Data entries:
= = = = =

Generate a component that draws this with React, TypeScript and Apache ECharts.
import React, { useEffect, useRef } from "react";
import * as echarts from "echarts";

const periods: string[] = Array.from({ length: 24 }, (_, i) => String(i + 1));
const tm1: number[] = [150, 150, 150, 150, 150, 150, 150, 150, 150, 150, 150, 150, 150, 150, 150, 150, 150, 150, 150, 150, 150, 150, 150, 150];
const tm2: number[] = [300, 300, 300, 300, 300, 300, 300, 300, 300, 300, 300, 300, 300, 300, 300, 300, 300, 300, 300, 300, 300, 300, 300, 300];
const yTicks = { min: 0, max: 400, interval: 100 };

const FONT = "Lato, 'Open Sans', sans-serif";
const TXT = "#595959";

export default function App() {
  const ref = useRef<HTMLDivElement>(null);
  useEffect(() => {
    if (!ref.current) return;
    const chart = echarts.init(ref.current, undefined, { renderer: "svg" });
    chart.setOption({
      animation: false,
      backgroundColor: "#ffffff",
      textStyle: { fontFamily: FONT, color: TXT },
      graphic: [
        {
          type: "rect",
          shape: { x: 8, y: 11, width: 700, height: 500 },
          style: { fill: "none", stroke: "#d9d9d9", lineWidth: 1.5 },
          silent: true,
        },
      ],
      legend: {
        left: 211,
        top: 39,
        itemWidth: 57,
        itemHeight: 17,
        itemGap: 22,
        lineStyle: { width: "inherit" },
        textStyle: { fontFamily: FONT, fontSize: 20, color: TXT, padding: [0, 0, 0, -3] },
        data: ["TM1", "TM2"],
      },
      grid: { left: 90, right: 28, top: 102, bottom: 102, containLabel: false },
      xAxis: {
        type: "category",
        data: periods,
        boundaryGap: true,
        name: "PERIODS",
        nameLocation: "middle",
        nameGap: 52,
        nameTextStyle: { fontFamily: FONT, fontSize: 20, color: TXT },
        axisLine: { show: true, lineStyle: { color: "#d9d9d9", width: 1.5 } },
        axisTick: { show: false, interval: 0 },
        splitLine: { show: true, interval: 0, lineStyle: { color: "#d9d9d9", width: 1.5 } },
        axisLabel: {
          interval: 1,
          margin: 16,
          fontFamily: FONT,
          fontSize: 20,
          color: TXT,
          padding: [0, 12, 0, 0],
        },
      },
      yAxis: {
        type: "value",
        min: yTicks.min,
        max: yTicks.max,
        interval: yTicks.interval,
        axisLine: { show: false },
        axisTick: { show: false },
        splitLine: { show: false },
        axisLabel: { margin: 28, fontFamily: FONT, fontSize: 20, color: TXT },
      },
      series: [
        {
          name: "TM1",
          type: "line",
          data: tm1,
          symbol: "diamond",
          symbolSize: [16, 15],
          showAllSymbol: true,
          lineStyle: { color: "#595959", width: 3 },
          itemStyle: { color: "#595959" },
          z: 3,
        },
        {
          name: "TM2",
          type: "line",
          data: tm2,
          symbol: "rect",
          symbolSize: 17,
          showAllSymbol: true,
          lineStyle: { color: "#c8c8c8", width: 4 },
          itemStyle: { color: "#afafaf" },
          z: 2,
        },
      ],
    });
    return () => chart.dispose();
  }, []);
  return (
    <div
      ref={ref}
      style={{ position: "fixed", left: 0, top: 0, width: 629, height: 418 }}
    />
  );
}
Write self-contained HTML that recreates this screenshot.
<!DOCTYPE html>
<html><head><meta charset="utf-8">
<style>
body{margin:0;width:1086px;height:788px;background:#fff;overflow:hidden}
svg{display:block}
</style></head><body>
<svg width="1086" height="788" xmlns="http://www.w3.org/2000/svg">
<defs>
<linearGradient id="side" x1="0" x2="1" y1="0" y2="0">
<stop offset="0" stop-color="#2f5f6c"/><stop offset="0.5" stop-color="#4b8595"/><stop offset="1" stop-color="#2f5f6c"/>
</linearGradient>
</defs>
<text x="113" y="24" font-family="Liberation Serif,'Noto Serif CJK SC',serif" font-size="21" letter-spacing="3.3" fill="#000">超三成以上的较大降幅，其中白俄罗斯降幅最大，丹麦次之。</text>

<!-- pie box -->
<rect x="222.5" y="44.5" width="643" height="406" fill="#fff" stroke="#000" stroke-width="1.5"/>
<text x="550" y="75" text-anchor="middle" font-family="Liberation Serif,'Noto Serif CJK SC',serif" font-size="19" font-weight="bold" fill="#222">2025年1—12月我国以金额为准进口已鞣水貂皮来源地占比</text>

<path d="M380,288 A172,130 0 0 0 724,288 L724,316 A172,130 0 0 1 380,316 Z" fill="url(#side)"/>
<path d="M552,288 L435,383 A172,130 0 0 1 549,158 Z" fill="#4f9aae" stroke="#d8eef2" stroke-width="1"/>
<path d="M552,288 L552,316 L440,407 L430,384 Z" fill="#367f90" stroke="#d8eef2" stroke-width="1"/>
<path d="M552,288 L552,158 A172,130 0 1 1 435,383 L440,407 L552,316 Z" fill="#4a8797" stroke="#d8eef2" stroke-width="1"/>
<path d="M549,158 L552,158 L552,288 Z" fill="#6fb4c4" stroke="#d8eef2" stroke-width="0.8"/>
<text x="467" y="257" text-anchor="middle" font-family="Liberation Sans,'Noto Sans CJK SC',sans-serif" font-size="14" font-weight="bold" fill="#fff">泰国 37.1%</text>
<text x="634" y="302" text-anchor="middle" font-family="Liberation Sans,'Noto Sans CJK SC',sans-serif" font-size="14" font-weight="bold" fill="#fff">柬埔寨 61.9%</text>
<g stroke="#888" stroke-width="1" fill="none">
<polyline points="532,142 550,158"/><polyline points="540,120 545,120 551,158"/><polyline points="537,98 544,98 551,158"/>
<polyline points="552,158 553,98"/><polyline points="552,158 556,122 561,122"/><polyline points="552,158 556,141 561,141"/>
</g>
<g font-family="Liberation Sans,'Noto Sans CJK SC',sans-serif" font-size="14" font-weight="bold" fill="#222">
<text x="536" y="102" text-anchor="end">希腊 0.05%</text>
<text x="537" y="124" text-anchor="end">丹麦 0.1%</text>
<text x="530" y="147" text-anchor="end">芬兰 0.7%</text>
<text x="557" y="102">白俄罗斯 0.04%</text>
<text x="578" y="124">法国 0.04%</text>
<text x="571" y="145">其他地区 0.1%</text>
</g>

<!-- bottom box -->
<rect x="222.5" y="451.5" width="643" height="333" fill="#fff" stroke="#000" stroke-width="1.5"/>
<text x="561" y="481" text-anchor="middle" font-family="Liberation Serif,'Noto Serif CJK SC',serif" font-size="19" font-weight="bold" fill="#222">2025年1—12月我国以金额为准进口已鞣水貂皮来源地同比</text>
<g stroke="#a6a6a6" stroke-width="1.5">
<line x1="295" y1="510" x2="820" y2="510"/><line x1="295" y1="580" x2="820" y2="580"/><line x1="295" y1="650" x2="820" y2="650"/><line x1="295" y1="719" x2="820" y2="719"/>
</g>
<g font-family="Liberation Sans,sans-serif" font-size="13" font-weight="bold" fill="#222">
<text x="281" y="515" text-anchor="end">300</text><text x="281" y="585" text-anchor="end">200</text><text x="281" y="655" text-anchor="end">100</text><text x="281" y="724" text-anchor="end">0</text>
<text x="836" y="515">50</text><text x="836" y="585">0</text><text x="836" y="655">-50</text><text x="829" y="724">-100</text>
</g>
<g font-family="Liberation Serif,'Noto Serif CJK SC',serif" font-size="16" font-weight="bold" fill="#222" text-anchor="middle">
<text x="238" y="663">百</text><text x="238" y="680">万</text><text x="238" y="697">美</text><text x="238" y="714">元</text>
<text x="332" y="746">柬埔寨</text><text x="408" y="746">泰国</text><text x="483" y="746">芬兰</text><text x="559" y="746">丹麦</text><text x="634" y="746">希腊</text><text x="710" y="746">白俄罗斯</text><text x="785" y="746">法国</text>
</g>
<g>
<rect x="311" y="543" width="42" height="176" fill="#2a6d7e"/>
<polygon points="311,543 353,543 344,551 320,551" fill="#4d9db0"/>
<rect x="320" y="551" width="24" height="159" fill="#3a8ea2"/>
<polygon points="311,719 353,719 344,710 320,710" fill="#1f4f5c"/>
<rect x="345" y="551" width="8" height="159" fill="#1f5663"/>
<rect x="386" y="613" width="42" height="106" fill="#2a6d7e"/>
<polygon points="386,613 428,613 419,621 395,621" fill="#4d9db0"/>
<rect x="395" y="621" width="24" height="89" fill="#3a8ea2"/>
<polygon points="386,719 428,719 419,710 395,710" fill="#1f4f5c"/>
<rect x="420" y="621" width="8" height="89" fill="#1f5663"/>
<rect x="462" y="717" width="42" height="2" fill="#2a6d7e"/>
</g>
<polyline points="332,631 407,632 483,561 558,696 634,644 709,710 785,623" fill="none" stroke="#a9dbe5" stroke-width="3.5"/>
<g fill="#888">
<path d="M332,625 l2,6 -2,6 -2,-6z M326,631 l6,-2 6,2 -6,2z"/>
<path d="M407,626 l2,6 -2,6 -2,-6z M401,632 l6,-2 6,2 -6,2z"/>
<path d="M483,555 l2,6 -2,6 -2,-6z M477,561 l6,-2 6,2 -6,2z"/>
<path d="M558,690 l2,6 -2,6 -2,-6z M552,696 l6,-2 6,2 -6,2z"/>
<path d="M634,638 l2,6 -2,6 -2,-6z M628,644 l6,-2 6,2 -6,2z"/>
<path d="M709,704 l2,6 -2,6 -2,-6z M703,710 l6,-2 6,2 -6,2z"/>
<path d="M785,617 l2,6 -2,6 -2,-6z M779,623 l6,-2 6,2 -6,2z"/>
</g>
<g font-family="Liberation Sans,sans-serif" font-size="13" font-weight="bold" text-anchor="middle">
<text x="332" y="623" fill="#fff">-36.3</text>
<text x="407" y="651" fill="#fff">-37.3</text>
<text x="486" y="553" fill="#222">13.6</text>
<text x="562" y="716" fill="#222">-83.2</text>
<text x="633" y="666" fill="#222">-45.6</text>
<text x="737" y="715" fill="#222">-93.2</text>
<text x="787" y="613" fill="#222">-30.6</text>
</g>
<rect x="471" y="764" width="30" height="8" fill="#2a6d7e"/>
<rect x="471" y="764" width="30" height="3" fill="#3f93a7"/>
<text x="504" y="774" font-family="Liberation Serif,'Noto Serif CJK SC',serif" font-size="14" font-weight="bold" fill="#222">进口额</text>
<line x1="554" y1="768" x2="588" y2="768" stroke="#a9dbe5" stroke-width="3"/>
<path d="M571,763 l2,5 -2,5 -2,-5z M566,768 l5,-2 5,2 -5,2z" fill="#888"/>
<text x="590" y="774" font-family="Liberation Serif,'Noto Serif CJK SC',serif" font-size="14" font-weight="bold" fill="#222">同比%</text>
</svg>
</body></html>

= = = = =

Stated goal: Please give an exact restatement of only the lines from the beginning of the material above to the line with "import * as", inclusive.

Exercise output:
Generate a component that draws this with React, TypeScript and Apache ECharts.
import React, { useEffect, useRef } from "react";
import * as echarts from "echarts";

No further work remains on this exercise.